start
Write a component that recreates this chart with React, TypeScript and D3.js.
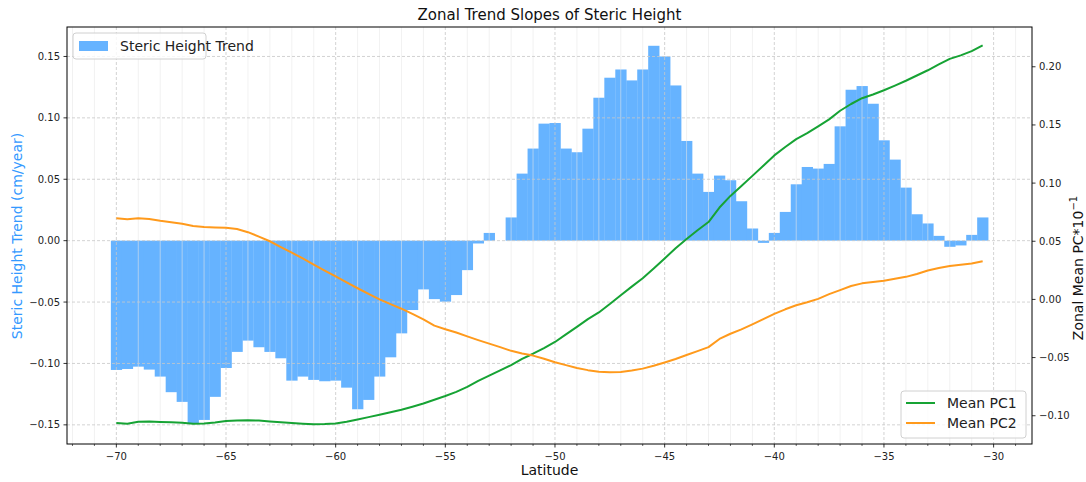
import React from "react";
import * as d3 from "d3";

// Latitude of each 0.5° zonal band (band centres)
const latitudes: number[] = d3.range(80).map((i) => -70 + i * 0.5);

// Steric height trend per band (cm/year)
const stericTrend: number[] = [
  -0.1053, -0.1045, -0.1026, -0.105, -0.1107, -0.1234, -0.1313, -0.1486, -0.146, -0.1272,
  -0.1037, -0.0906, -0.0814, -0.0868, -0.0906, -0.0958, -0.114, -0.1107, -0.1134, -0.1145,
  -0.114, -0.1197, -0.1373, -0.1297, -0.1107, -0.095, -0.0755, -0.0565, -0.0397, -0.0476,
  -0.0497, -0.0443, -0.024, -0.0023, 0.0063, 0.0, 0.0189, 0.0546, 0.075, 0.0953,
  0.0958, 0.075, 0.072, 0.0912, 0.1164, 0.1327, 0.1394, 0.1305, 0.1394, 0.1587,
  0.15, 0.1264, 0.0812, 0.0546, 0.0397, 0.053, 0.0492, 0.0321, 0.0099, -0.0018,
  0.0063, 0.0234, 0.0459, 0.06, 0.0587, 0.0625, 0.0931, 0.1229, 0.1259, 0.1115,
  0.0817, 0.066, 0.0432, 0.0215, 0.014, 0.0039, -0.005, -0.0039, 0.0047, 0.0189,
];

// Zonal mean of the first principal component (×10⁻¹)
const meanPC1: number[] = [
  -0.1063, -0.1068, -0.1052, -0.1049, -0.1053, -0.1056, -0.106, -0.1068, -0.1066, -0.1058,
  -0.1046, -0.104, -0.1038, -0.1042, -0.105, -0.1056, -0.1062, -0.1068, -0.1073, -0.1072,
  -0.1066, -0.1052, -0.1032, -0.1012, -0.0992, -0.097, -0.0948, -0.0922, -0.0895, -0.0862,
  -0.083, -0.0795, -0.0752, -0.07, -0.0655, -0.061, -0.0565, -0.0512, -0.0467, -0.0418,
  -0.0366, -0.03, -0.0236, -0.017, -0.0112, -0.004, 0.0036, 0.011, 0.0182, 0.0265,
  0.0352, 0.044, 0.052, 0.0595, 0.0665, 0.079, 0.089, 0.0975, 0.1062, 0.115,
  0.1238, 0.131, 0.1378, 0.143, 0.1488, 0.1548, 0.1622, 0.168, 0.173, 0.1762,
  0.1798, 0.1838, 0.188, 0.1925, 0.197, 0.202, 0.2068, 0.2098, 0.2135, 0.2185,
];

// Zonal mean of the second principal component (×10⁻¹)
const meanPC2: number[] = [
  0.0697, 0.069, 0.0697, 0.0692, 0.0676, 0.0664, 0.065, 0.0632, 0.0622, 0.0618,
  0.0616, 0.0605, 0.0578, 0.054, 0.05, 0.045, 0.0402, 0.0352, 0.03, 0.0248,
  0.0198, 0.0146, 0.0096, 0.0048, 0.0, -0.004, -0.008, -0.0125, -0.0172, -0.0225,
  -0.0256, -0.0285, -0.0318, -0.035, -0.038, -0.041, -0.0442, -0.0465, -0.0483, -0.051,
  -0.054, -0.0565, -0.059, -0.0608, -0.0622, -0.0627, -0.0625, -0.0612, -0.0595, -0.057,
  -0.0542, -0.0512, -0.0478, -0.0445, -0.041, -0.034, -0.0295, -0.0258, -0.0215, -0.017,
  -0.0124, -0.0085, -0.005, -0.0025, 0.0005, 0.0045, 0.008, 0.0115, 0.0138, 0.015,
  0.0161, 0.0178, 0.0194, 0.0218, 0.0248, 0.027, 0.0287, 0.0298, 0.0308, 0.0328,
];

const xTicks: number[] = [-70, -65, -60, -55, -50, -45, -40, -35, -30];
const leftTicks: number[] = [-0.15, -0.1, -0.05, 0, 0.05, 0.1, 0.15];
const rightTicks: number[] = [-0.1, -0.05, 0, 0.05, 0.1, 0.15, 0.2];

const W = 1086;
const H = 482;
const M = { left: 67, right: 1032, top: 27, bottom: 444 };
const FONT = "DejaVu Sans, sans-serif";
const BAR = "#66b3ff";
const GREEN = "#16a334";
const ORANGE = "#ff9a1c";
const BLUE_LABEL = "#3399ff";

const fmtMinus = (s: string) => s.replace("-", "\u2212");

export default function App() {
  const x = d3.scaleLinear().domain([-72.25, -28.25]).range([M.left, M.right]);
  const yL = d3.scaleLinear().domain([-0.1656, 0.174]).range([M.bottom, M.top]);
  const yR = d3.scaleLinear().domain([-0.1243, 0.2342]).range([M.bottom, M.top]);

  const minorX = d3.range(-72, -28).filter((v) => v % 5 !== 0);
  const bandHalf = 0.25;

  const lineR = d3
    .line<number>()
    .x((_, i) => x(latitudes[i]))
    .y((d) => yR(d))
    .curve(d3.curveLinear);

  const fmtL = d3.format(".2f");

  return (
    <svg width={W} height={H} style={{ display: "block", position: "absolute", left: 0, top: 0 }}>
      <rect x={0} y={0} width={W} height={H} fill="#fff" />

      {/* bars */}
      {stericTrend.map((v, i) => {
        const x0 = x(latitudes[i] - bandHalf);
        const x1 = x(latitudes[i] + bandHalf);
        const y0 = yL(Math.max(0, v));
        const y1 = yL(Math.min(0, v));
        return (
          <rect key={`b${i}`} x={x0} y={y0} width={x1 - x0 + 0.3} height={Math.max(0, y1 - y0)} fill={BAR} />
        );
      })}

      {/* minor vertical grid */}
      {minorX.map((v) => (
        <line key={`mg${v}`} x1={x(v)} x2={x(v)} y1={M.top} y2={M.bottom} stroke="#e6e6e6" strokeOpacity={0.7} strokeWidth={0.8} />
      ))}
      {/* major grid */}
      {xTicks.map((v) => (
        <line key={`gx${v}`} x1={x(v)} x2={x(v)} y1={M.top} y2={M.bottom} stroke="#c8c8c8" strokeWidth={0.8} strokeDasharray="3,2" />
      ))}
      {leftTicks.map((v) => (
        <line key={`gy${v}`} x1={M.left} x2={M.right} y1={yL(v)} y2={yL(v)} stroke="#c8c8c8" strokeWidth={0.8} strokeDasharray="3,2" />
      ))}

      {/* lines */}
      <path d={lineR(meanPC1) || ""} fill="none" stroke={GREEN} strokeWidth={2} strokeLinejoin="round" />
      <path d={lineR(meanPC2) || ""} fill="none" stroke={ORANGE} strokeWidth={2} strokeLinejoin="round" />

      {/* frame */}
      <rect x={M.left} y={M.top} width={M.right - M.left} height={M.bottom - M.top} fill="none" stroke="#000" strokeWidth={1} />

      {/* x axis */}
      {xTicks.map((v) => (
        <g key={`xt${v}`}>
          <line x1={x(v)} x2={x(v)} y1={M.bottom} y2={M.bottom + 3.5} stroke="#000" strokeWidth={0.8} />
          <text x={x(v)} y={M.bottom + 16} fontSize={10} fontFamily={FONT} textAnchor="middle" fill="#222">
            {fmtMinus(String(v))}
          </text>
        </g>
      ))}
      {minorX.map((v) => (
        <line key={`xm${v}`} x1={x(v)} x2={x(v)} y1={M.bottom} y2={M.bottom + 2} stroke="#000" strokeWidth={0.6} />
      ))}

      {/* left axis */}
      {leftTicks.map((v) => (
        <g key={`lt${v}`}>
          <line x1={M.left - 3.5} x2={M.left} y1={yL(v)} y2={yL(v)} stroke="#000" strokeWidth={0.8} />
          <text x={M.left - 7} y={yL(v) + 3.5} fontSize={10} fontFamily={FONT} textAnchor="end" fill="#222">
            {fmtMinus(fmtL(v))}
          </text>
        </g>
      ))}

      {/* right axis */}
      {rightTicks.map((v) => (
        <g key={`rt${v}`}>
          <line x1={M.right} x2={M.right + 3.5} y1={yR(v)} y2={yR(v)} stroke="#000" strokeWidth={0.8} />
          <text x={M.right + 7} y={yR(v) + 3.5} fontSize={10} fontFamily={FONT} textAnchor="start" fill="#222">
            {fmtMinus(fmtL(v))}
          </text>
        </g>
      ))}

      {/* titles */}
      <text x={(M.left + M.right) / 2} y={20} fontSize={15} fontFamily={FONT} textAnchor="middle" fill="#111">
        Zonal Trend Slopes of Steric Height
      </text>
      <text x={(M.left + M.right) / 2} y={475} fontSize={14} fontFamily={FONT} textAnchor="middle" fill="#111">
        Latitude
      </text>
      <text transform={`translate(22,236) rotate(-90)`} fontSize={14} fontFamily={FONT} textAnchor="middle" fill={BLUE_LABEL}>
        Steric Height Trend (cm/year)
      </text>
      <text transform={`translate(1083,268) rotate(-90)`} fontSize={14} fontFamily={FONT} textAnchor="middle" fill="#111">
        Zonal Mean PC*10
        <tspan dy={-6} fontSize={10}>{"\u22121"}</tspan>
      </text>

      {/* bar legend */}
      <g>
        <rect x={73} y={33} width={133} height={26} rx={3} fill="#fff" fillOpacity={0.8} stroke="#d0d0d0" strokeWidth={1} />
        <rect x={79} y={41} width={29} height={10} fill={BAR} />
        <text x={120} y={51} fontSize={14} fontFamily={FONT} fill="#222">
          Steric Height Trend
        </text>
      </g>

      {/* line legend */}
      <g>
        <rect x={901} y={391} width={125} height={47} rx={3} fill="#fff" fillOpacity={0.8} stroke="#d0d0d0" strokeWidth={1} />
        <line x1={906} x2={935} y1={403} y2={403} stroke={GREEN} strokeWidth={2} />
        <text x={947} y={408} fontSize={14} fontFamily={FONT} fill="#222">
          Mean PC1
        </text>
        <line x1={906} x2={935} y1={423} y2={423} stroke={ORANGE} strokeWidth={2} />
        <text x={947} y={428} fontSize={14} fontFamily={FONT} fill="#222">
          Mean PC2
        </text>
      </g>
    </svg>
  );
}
end
Return, unchanged, the lines from the first line of the material through the line that holds "const latitudes: number[]", inclusive, omitting pictures.

» COMPLETE ANSWER
Write a component that recreates this chart with React, TypeScript and D3.js.
import React from "react";
import * as d3 from "d3";

// Latitude of each 0.5° zonal band (band centres)
const latitudes: number[] = d3.range(80).map((i) => -70 + i * 0.5);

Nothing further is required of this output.